I'm developing a HPLC method to retain some polar compounds that have weak UV absorption (only one acid/ester group and sometimes an amide group). The route I've chosen to pursue is using a 100% aqueous initial gradient on a suitable column (have tried both the Atlantis T3 and Synergy Hydro-RP) with phosphoric acid as the modifier as formate/acetate kill the sensitivity for these compounds.

For both columns and using either phosphoric acid or 10 mM ammonium phosphate, the issue always persists. It has happened on two HPLCs as well.

If I start at 100% aqueous mobile phase, with no hold time or a 2-5 min hold, the negative peak is there. If I start with 2% or 5% organic, then the peak is massively reduced, though I don't get the retention I need.

The thing that is stumping me is why there's such a sharp peak in gradient blanks (no injection). It seems to be correlated to when acetonitrile starts getting introduced into the gradient.

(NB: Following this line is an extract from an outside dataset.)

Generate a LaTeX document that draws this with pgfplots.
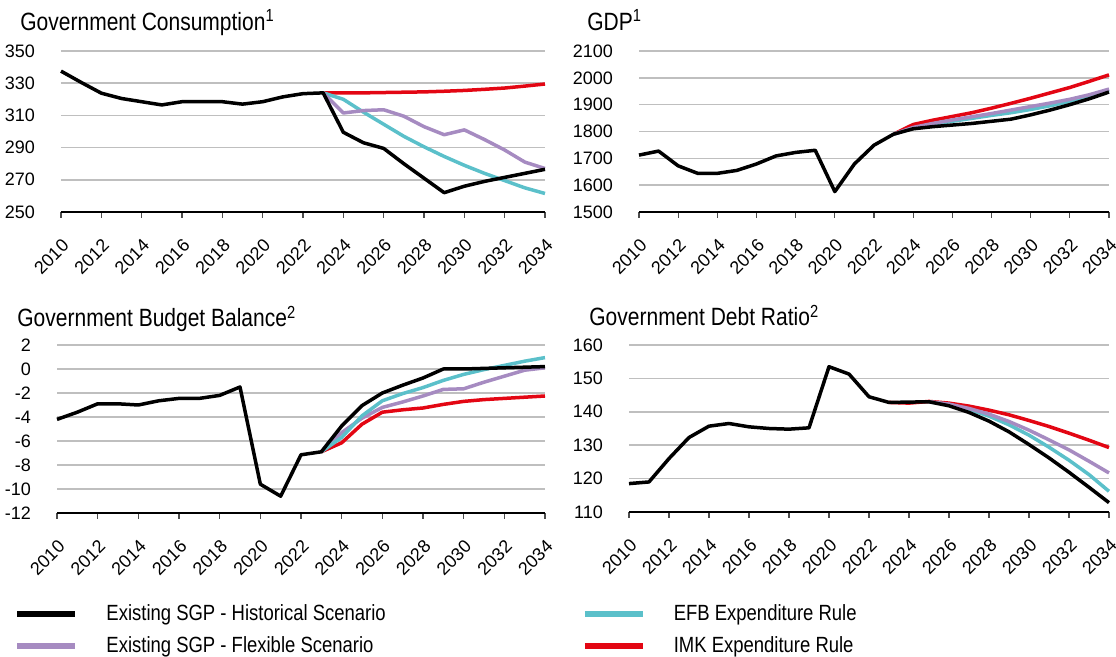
\documentclass[border=0pt]{standalone}
\usepackage{fontspec}
\setmainfont{Liberation Sans}
\newfontfamily\narrowfont{Liberation Sans}[FakeStretch=0.84]
\usepackage{pgfplots}
\usepackage{pgfplotstable}
\pgfplotsset{compat=1.18}

\definecolor{flexc}{RGB}{166,139,193}
\definecolor{efbc}{RGB}{91,192,202}
\definecolor{imkc}{RGB}{227,6,19}
\definecolor{gridc}{RGB}{191,191,191}

% columns: year, Existing SGP historical, Existing SGP flexible, EFB rule, IMK rule
\pgfplotstableread{
year hist flex efb imk
2010 337.5 nan nan nan
2011 330.5 nan nan nan
2012 323.8 nan nan nan
2013 320.5 nan nan nan
2014 318.5 nan nan nan
2015 316.5 nan nan nan
2016 318.5 nan nan nan
2017 318.5 nan nan nan
2018 318.5 nan nan nan
2019 317.0 nan nan nan
2020 318.5 nan nan nan
2021 321.5 nan nan nan
2022 323.5 nan nan nan
2023 324.0 324.0 324.0 324.0
2024 299.5 311.5 320.0 324.0
2025 293.0 313.0 312.0 324.0
2026 289.5 313.5 304.5 324.2
2027 280.0 309.5 297.0 324.4
2028 271.0 303.0 290.5 324.6
2029 262.0 298.0 284.5 325.0
2030 266.0 301.0 279.0 325.5
2031 269.0 295.0 274.0 326.2
2032 271.5 288.5 269.5 327.0
2033 274.0 281.0 265.0 328.2
2034 276.5 277.0 261.5 329.5
}\consdata

\pgfplotstableread{
year hist flex efb imk
2010 1712 nan nan nan
2011 1727 nan nan nan
2012 1672 nan nan nan
2013 1644 nan nan nan
2014 1644 nan nan nan
2015 1655 nan nan nan
2016 1679 nan nan nan
2017 1709 nan nan nan
2018 1722 nan nan nan
2019 1730 nan nan nan
2020 1576 nan nan nan
2021 1679 nan nan nan
2022 1749 nan nan nan
2023 1790 1790 1790 1790
2024 1810 1815 1813 1826
2025 1818 1830 1826 1842
2026 1824 1843 1838 1856
2027 1830 1855 1849 1870
2028 1838 1867 1860 1887
2029 1846 1880 1870 1905
2030 1862 1893 1882 1924
2031 1880 1906 1896 1944
2032 1900 1920 1912 1964
2033 1922 1937 1932 1987
2034 1947 1958 1955 2011
}\gdpdata

\pgfplotstableread{
year hist flex efb imk
2010 -4.2 nan nan nan
2011 -3.6 nan nan nan
2012 -2.9 nan nan nan
2013 -2.9 nan nan nan
2014 -3.0 nan nan nan
2015 -2.65 nan nan nan
2016 -2.45 nan nan nan
2017 -2.45 nan nan nan
2018 -2.2 nan nan nan
2019 -1.5 nan nan nan
2020 -9.6 nan nan nan
2021 -10.6 nan nan nan
2022 -7.15 nan nan nan
2023 -6.9 -6.9 -6.9 -6.9
2024 -4.75 -5.3 -5.7 -6.15
2025 -3.05 -4.1 -3.9 -4.6
2026 -2.0 -3.2 -2.65 -3.6
2027 -1.35 -2.75 -2.05 -3.4
2028 -0.75 -2.25 -1.55 -3.25
2029 0.0 -1.7 -0.95 -2.95
2030 0.0 -1.65 -0.45 -2.7
2031 0.05 -1.1 -0.05 -2.55
2032 0.1 -0.6 0.3 -2.45
2033 0.15 -0.1 0.65 -2.35
2034 0.2 0.1 0.95 -2.25
}\balancedata

\pgfplotstableread{
year hist flex efb imk
2010 118.5 nan nan nan
2011 119.0 nan nan nan
2012 126.0 nan nan nan
2013 132.3 nan nan nan
2014 135.7 nan nan nan
2015 136.5 nan nan nan
2016 135.5 nan nan nan
2017 135.0 nan nan nan
2018 134.8 nan nan nan
2019 135.2 nan nan nan
2020 153.5 nan nan nan
2021 151.3 nan nan nan
2022 144.5 nan nan nan
2023 142.8 nan nan 142.8
2024 142.9 nan nan 142.6
2025 143.0 143.0 143.0 143.1
2026 141.8 142.3 142.2 142.6
2027 139.8 141.0 140.7 141.7
2028 137.2 139.3 138.7 140.5
2029 134.0 137.1 136.1 139.1
2030 130.2 134.5 133.0 137.4
2031 126.2 131.6 129.4 135.6
2032 121.9 128.6 125.5 133.6
2033 117.4 125.2 121.2 131.5
2034 112.8 121.7 116.2 129.3
}\debtdata

\pgfplotsset{
  panel/.style={
    scale only axis, anchor=south west, clip=false,
    xmin=2010, xmax=2034, xtick={2010,2012,...,2034},
    axis x line*=bottom, axis y line*=left,
    y axis line style={draw=none},
    x axis line style={black, line width=0.6pt},
    ytick style={draw=none},
    xtick style={black!70, line width=0.6pt},
    tick align=outside, major tick length=3pt,
    ymajorgrids, grid style={gridc, line width=0.75pt},
    tick label style={font=\fontsize{9}{10}\selectfont},
    x tick label style={rotate=45, anchor=north east},
    xticklabel shift=5pt,
    yticklabel style={xshift=-6.5pt},
    /pgf/number format/1000 sep={},
    /pgf/number format/assume math mode=true,
  },
  ser/.style={line width=1.75pt, line join=round},
}

\newcommand\drawall[1]{%
  \addplot[ser, imkc] table[x=year,y=imk]{#1};
  \addplot[ser, efbc] table[x=year,y=efb]{#1};
  \addplot[ser, flexc] table[x=year,y=flex]{#1};
  \addplot[ser, black] table[x=year,y=hist]{#1};
}

\begin{document}
\begin{tikzpicture}
\useasboundingbox (0,0) rectangle (558pt,-328.5pt);

\begin{axis}[panel, at={(30.5pt,-106pt)}, width=242pt, height=80.5pt,
  ymin=250, ymax=350, ytick={250,270,...,350}]
\drawall{\consdata}
\end{axis}

\begin{axis}[panel, at={(319.5pt,-106pt)}, width=235pt, height=80.5pt,
  ymin=1500, ymax=2100, ytick={1500,1600,...,2100}]
\drawall{\gdpdata}
\end{axis}

\begin{axis}[panel, at={(28.5pt,-256.5pt)}, width=244pt, height=84pt,
  ymin=-12, ymax=2, ytick={-12,-10,...,2},
  legend columns=2, legend cell align=left,
  legend image code/.code={\draw[#1, line width=3pt] (0pt,0pt) -- (29pt,0pt);},
  legend style={draw=none, fill=none, at={(-0.088,-0.518)}, anchor=north west,
    font=\narrowfont\fontsize{11}{13}\selectfont, inner sep=0pt, row sep=2.5pt,
    /tikz/every even column/.append style={column sep=96pt},
    /tikz/every odd column/.append style={column sep=12pt}}]
\addlegendimage{black}\addlegendentry{Existing SGP - Historical Scenario}
\addlegendimage{efbc}\addlegendentry{EFB Expenditure Rule}
\addlegendimage{flexc}\addlegendentry{Existing SGP - Flexible Scenario}
\addlegendimage{imkc}\addlegendentry{IMK Expenditure Rule}
\addplot[ser, imkc, forget plot] table[x=year,y=imk]{\balancedata};
\addplot[ser, flexc, forget plot] table[x=year,y=flex]{\balancedata};
\addplot[ser, efbc, forget plot] table[x=year,y=efb]{\balancedata};
\addplot[ser, black, forget plot] table[x=year,y=hist]{\balancedata};
\end{axis}

\begin{axis}[panel, at={(314.5pt,-256pt)}, width=240pt, height=83.5pt,
  ymin=110, ymax=160, ytick={110,120,...,160}]
\drawall{\debtdata}
\end{axis}

\begin{scope}[every node/.style={anchor=base west, inner sep=0pt,
    font=\narrowfont\fontsize{12.5}{14}\selectfont}]
\node at (10pt,-15.25pt) {Government Consumption\textsuperscript{1}};
\node at (293.5pt,-15.25pt) {GDP\textsuperscript{1}};
\node at (8.5pt,-163.5pt) {Government Budget Balance\textsuperscript{2}};
\node at (294.5pt,-163pt) {Government Debt Ratio\textsuperscript{2}};
\end{scope}
\end{tikzpicture}
\end{document}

Relative to 0 mAU at t0, the peak is about the same magnitude in single wavelength chromatograms (~-60 to -70 mAU) across the entire UV range I collected on my DAD (190 - 400 nm). Below is an isoabsorbance plot, spectrum of this peak, and chromatogram at 210nm of a no-injection gradient blank. Note the negative dip (represented by black color):

Image

Method info:
A: 0.1% H3PO4 in HPLC-grade water
B: HPLC-grade acetonitrile

0-4 min: 0%B
4-10 min: 0-80%B
10-12 min: 80%B
12.1 min: 0%B

Phenomenex Hydro-RP, 150 x 4.6mm, 4um, 1 mL/min


Any ideas? Thank you!
dja
What you see is an refractive index issue especially at 210nm. If you run 100% ACN and add water to the mobile phase you would see the same sharp peak, but positive peak.